--- start of EXERCISE MATERIALS ---

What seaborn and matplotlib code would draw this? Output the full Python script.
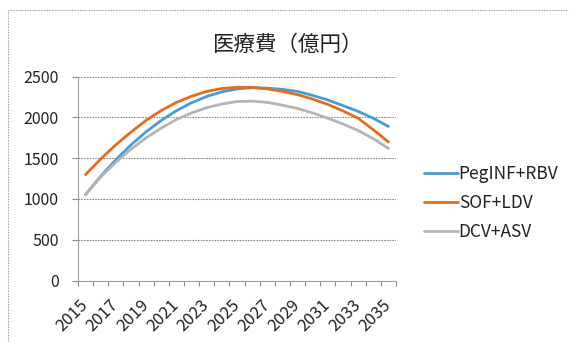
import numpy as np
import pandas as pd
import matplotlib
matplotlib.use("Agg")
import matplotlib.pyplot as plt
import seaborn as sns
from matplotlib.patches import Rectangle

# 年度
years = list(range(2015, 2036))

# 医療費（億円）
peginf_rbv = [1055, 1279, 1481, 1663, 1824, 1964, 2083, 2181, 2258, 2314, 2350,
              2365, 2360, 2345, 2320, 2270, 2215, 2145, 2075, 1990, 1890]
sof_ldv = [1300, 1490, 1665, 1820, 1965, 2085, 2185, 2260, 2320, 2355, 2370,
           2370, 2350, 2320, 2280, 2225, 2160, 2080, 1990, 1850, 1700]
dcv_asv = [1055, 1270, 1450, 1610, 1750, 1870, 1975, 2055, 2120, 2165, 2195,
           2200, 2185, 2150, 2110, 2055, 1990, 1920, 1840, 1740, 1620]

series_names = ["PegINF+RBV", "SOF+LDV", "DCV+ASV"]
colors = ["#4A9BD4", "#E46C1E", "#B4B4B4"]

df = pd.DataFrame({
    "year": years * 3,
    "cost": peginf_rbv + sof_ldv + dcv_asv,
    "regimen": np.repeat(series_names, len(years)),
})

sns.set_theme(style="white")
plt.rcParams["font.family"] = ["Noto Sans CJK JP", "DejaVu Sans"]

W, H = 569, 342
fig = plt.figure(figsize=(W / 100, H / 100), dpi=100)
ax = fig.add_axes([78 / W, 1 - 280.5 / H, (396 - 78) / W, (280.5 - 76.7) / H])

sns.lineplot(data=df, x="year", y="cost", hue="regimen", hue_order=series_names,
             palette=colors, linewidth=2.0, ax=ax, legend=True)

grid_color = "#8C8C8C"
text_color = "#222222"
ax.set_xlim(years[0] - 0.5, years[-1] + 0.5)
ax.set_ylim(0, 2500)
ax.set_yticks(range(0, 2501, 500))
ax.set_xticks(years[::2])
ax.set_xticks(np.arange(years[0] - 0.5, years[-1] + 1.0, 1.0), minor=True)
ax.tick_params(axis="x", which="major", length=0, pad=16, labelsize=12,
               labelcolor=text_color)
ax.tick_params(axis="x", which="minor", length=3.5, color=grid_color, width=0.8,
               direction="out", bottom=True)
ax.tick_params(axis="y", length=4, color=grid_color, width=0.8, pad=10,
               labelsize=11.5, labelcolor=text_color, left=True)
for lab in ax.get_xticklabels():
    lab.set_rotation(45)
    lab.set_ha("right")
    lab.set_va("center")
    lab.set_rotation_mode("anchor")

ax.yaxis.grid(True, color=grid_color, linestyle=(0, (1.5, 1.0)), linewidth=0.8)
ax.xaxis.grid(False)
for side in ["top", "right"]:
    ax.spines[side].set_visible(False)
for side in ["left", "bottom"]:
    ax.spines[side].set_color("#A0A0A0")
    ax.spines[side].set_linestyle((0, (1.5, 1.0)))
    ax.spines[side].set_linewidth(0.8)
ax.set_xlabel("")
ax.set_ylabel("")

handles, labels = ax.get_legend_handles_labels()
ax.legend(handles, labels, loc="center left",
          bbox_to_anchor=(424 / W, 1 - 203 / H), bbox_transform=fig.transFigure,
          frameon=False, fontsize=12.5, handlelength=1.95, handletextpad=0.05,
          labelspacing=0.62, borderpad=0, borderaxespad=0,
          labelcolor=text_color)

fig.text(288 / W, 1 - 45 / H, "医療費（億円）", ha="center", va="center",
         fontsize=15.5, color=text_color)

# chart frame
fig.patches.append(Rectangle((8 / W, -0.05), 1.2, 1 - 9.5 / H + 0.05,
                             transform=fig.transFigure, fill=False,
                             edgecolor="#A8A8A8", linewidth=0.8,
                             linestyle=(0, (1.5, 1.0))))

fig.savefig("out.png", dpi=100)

--- end of EXERCISE MATERIALS ---
--- start of EXERCISE MATERIALS ---

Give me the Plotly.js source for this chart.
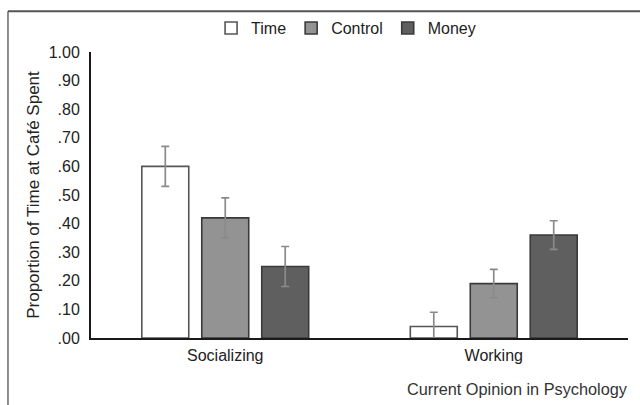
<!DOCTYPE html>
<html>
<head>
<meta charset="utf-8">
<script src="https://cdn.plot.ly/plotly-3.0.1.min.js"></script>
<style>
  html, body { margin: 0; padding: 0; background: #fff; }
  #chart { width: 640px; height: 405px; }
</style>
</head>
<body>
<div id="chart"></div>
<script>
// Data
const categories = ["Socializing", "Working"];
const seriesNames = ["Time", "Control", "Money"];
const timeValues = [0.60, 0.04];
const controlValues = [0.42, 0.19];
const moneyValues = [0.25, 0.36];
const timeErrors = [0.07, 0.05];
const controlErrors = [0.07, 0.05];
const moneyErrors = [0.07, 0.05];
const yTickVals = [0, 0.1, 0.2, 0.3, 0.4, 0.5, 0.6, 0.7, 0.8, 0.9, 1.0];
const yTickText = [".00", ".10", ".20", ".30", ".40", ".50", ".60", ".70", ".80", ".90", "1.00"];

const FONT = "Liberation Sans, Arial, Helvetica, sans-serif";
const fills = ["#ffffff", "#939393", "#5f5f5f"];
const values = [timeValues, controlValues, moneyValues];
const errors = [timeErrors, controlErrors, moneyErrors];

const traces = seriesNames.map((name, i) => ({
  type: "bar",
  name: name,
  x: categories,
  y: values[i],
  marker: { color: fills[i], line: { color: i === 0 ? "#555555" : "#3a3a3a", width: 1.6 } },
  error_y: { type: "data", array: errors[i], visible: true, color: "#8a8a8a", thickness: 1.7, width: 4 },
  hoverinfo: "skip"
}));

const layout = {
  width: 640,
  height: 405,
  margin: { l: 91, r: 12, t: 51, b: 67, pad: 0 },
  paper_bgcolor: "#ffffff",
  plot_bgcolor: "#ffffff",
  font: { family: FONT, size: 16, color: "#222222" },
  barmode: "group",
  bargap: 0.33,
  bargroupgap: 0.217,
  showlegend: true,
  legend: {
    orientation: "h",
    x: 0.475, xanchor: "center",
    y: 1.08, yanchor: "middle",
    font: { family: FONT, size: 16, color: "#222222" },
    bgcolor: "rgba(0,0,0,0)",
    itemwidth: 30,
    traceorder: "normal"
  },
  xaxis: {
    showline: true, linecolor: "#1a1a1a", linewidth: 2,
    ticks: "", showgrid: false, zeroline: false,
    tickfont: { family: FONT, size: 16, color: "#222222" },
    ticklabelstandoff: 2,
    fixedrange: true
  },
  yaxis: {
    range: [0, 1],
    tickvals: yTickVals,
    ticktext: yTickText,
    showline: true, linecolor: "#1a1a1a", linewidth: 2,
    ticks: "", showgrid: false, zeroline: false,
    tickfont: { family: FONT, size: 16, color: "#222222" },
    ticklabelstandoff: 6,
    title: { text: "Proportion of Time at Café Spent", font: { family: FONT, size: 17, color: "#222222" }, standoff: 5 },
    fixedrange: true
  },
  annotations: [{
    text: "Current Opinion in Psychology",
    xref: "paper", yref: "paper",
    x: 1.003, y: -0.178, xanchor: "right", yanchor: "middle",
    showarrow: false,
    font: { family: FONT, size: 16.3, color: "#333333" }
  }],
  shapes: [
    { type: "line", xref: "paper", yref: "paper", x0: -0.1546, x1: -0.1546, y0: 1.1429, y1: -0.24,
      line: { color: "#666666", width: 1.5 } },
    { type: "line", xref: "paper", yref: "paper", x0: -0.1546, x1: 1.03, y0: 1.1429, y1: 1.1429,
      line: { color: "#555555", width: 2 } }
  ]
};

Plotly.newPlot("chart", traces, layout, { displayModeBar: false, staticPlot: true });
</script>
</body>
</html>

--- end of EXERCISE MATERIALS ---
--- start of EXERCISE MATERIALS ---

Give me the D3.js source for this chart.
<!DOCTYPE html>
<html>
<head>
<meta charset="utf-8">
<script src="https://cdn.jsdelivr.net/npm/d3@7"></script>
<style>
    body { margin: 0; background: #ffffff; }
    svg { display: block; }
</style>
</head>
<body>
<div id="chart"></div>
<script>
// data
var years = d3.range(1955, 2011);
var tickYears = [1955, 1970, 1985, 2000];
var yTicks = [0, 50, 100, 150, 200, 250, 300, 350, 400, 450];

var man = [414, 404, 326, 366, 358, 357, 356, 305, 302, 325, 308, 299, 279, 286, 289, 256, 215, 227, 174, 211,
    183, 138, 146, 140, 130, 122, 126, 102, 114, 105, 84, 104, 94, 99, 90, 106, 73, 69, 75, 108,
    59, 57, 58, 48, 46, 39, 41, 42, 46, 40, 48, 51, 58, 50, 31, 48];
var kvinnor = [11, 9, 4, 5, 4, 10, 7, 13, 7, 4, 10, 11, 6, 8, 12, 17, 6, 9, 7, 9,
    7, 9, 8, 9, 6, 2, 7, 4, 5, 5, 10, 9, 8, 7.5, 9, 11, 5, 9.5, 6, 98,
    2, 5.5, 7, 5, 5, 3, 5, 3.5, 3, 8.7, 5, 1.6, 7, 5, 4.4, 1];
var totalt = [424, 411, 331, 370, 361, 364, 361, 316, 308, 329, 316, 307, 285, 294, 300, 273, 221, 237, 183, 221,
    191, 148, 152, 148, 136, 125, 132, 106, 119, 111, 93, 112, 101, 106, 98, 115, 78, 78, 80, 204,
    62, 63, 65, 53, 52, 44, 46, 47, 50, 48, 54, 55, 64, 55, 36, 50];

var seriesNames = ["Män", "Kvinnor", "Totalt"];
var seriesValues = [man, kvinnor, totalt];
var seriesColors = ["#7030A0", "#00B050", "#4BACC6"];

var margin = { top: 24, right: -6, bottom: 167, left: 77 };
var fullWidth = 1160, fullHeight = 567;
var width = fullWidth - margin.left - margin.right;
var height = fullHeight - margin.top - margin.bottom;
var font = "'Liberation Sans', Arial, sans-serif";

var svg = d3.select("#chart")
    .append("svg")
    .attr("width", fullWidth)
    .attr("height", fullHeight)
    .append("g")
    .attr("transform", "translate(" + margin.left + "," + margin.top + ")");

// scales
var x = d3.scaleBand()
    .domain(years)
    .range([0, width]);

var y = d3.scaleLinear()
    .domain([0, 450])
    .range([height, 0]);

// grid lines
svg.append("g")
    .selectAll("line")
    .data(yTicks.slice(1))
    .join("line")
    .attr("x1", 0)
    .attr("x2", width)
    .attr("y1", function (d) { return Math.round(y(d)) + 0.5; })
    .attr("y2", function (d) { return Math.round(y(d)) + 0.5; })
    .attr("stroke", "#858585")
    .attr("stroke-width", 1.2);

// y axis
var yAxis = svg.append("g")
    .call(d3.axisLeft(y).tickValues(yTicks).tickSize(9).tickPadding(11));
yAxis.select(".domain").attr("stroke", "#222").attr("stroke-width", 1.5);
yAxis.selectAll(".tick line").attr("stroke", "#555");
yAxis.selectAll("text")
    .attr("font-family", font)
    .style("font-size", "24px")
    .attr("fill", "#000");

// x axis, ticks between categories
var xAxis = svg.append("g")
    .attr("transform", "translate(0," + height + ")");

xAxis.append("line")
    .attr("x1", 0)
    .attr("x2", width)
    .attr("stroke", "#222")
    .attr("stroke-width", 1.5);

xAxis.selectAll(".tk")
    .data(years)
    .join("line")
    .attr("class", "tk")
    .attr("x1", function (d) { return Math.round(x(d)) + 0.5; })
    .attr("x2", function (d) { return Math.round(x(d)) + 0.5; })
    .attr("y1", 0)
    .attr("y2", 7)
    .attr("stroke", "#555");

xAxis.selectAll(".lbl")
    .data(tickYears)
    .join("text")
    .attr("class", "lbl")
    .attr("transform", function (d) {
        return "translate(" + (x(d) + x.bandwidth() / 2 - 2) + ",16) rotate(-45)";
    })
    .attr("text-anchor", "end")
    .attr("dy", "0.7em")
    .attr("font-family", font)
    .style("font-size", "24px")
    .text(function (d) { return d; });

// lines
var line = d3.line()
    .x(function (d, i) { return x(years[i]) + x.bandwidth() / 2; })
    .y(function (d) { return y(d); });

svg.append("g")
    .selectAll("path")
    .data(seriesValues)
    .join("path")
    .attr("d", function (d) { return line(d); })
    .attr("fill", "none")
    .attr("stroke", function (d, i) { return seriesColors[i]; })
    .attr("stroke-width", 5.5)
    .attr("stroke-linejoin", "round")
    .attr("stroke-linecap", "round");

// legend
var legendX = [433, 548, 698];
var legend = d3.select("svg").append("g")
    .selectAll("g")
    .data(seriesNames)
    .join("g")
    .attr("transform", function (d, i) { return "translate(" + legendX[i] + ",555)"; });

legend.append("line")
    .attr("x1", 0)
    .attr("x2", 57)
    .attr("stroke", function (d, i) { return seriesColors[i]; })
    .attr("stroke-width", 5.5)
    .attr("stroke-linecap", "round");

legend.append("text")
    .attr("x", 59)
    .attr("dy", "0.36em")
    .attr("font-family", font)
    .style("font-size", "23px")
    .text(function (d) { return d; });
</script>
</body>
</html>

--- end of EXERCISE MATERIALS ---

Copy each line above where the string "matplotlib" occurs.

What seaborn and matplotlib code would draw this? Output the full Python script.
import matplotlib
matplotlib.use("Agg")
import matplotlib.pyplot as plt
from matplotlib.patches import Rectangle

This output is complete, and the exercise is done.